» EXERCISE DETAILS:
Make an exact copy of the lines, leaving the pictures out.

» GIVEN DATA:

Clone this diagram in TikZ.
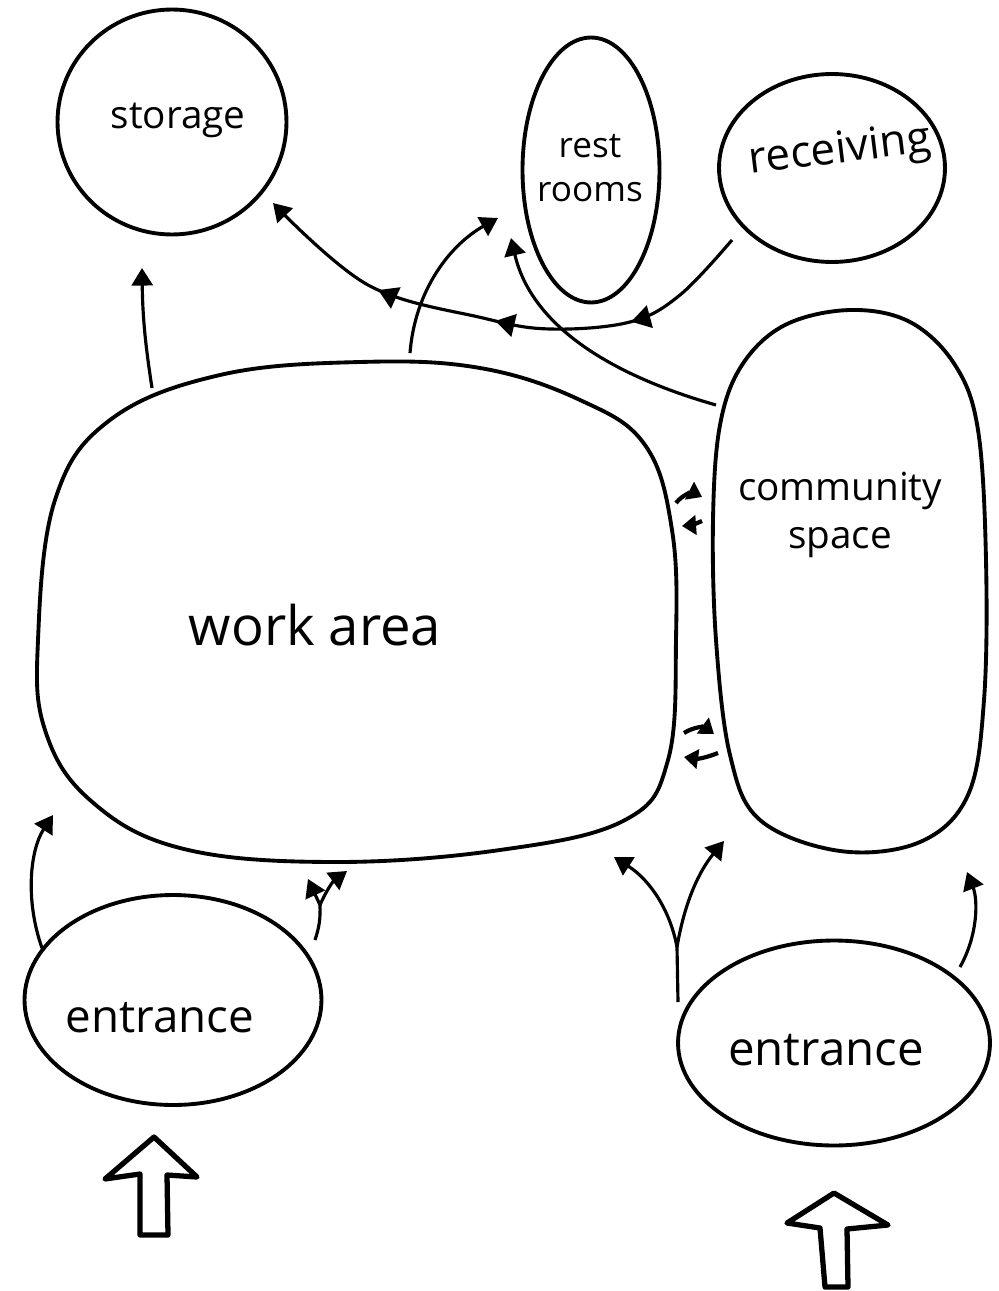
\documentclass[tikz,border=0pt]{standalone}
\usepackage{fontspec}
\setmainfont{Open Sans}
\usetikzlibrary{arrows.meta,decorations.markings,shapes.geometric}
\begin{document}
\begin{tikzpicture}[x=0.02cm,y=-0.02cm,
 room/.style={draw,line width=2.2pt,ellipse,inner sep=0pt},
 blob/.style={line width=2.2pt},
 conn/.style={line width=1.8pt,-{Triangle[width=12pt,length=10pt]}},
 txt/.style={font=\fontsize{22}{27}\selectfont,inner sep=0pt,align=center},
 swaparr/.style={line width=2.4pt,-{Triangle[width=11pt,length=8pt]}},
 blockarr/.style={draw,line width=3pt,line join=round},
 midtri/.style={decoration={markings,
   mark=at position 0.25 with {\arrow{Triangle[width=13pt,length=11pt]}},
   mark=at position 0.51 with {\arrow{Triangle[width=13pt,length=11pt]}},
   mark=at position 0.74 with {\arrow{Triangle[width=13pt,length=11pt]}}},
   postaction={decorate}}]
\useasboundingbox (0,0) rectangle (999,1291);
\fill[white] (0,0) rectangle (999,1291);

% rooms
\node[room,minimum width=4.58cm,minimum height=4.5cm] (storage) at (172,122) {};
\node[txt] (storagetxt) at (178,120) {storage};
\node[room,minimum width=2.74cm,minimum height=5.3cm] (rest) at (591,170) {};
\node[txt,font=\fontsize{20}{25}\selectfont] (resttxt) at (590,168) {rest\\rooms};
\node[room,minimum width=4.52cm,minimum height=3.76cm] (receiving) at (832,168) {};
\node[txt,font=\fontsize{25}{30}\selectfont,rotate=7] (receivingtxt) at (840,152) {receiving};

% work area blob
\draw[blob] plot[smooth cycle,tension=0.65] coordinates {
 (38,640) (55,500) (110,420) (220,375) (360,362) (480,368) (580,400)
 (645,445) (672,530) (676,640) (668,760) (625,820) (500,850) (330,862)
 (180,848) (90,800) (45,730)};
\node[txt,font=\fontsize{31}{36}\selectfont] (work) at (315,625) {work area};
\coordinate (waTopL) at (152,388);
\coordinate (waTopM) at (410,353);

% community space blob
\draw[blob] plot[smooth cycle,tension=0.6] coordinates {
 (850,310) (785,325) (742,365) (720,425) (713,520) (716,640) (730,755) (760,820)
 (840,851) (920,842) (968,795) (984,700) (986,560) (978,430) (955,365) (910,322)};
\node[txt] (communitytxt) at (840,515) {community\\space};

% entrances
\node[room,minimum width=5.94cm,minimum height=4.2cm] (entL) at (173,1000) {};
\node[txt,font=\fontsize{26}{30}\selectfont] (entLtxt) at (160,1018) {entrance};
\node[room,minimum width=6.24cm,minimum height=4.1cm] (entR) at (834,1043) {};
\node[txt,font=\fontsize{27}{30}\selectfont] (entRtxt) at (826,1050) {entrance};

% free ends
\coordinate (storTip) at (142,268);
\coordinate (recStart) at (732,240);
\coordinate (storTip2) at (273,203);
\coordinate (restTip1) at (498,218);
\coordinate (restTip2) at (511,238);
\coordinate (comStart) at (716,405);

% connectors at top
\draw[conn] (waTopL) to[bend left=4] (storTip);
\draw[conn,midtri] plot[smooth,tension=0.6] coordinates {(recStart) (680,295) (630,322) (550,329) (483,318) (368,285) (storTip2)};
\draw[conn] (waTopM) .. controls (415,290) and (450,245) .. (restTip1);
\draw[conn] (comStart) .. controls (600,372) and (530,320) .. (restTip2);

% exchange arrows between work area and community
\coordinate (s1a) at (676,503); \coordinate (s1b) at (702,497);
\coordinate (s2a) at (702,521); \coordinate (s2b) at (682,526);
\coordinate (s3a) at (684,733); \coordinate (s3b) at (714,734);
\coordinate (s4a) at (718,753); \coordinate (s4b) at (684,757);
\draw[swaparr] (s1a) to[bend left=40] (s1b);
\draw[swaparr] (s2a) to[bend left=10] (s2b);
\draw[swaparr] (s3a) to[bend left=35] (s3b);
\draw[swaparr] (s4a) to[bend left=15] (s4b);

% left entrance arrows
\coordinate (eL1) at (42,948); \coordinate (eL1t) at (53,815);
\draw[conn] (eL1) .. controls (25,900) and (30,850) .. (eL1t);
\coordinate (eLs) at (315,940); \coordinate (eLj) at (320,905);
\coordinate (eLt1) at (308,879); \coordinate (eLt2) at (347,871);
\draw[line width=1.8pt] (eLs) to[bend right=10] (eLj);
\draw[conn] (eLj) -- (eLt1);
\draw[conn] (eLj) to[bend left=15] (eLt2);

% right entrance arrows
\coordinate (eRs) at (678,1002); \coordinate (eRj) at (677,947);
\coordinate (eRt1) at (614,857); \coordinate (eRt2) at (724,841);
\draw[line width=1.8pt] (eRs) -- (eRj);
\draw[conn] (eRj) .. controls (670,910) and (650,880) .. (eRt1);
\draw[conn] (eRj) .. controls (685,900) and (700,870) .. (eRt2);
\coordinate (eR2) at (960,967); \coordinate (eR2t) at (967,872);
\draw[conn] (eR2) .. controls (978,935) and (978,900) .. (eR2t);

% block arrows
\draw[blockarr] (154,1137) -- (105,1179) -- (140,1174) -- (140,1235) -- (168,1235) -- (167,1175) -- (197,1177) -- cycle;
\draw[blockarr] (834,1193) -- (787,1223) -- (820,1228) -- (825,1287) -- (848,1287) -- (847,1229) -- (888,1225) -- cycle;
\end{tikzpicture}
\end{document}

» TASK RESULT:
Clone this diagram in TikZ.
\documentclass[tikz,border=0pt]{standalone}
\usepackage{fontspec}
\setmainfont{Open Sans}
\usetikzlibrary{arrows.meta,decorations.markings,shapes.geometric}
\begin{document}
\begin{tikzpicture}[x=0.02cm,y=-0.02cm,
 room/.style={draw,line width=2.2pt,ellipse,inner sep=0pt},
 blob/.style={line width=2.2pt},
 conn/.style={line width=1.8pt,-{Triangle[width=12pt,length=10pt]}},
 txt/.style={font=\fontsize{22}{27}\selectfont,inner sep=0pt,align=center},
 swaparr/.style={line width=2.4pt,-{Triangle[width=11pt,length=8pt]}},
 blockarr/.style={draw,line width=3pt,line join=round},
 midtri/.style={decoration={markings,
   mark=at position 0.25 with {\arrow{Triangle[width=13pt,length=11pt]}},
   mark=at position 0.51 with {\arrow{Triangle[width=13pt,length=11pt]}},
   mark=at position 0.74 with {\arrow{Triangle[width=13pt,length=11pt]}}},
   postaction={decorate}}]
\useasboundingbox (0,0) rectangle (999,1291);
\fill[white] (0,0) rectangle (999,1291);

% rooms
\node[room,minimum width=4.58cm,minimum height=4.5cm] (storage) at (172,122) {};
\node[txt] (storagetxt) at (178,120) {storage};
\node[room,minimum width=2.74cm,minimum height=5.3cm] (rest) at (591,170) {};
\node[txt,font=\fontsize{20}{25}\selectfont] (resttxt) at (590,168) {rest\\rooms};
\node[room,minimum width=4.52cm,minimum height=3.76cm] (receiving) at (832,168) {};
\node[txt,font=\fontsize{25}{30}\selectfont,rotate=7] (receivingtxt) at (840,152) {receiving};

% work area blob
\draw[blob] plot[smooth cycle,tension=0.65] coordinates {
 (38,640) (55,500) (110,420) (220,375) (360,362) (480,368) (580,400)
 (645,445) (672,530) (676,640) (668,760) (625,820) (500,850) (330,862)
 (180,848) (90,800) (45,730)};
\node[txt,font=\fontsize{31}{36}\selectfont] (work) at (315,625) {work area};
\coordinate (waTopL) at (152,388);
\coordinate (waTopM) at (410,353);

% community space blob
\draw[blob] plot[smooth cycle,tension=0.6] coordinates {
 (850,310) (785,325) (742,365) (720,425) (713,520) (716,640) (730,755) (760,820)
 (840,851) (920,842) (968,795) (984,700) (986,560) (978,430) (955,365) (910,322)};
\node[txt] (communitytxt) at (840,515) {community\\space};

% entrances
\node[room,minimum width=5.94cm,minimum height=4.2cm] (entL) at (173,1000) {};
\node[txt,font=\fontsize{26}{30}\selectfont] (entLtxt) at (160,1018) {entrance};
\node[room,minimum width=6.24cm,minimum height=4.1cm] (entR) at (834,1043) {};
\node[txt,font=\fontsize{27}{30}\selectfont] (entRtxt) at (826,1050) {entrance};

% free ends
\coordinate (storTip) at (142,268);
\coordinate (recStart) at (732,240);
\coordinate (storTip2) at (273,203);
\coordinate (restTip1) at (498,218);
\coordinate (restTip2) at (511,238);
\coordinate (comStart) at (716,405);

% connectors at top
\draw[conn] (waTopL) to[bend left=4] (storTip);
\draw[conn,midtri] plot[smooth,tension=0.6] coordinates {(recStart) (680,295) (630,322) (550,329) (483,318) (368,285) (storTip2)};
\draw[conn] (waTopM) .. controls (415,290) and (450,245) .. (restTip1);
\draw[conn] (comStart) .. controls (600,372) and (530,320) .. (restTip2);

% exchange arrows between work area and community
\coordinate (s1a) at (676,503); \coordinate (s1b) at (702,497);
\coordinate (s2a) at (702,521); \coordinate (s2b) at (682,526);
\coordinate (s3a) at (684,733); \coordinate (s3b) at (714,734);
\coordinate (s4a) at (718,753); \coordinate (s4b) at (684,757);
\draw[swaparr] (s1a) to[bend left=40] (s1b);
\draw[swaparr] (s2a) to[bend left=10] (s2b);
\draw[swaparr] (s3a) to[bend left=35] (s3b);
\draw[swaparr] (s4a) to[bend left=15] (s4b);

% left entrance arrows
\coordinate (eL1) at (42,948); \coordinate (eL1t) at (53,815);
\draw[conn] (eL1) .. controls (25,900) and (30,850) .. (eL1t);
\coordinate (eLs) at (315,940); \coordinate (eLj) at (320,905);
\coordinate (eLt1) at (308,879); \coordinate (eLt2) at (347,871);
\draw[line width=1.8pt] (eLs) to[bend right=10] (eLj);
\draw[conn] (eLj) -- (eLt1);
\draw[conn] (eLj) to[bend left=15] (eLt2);

% right entrance arrows
\coordinate (eRs) at (678,1002); \coordinate (eRj) at (677,947);
\coordinate (eRt1) at (614,857); \coordinate (eRt2) at (724,841);
\draw[line width=1.8pt] (eRs) -- (eRj);
\draw[conn] (eRj) .. controls (670,910) and (650,880) .. (eRt1);
\draw[conn] (eRj) .. controls (685,900) and (700,870) .. (eRt2);
\coordinate (eR2) at (960,967); \coordinate (eR2t) at (967,872);
\draw[conn] (eR2) .. controls (978,935) and (978,900) .. (eR2t);

% block arrows
\draw[blockarr] (154,1137) -- (105,1179) -- (140,1174) -- (140,1235) -- (168,1235) -- (167,1175) -- (197,1177) -- cycle;
\draw[blockarr] (834,1193) -- (787,1223) -- (820,1228) -- (825,1287) -- (848,1287) -- (847,1229) -- (888,1225) -- cycle;
\end{tikzpicture}
\end{document}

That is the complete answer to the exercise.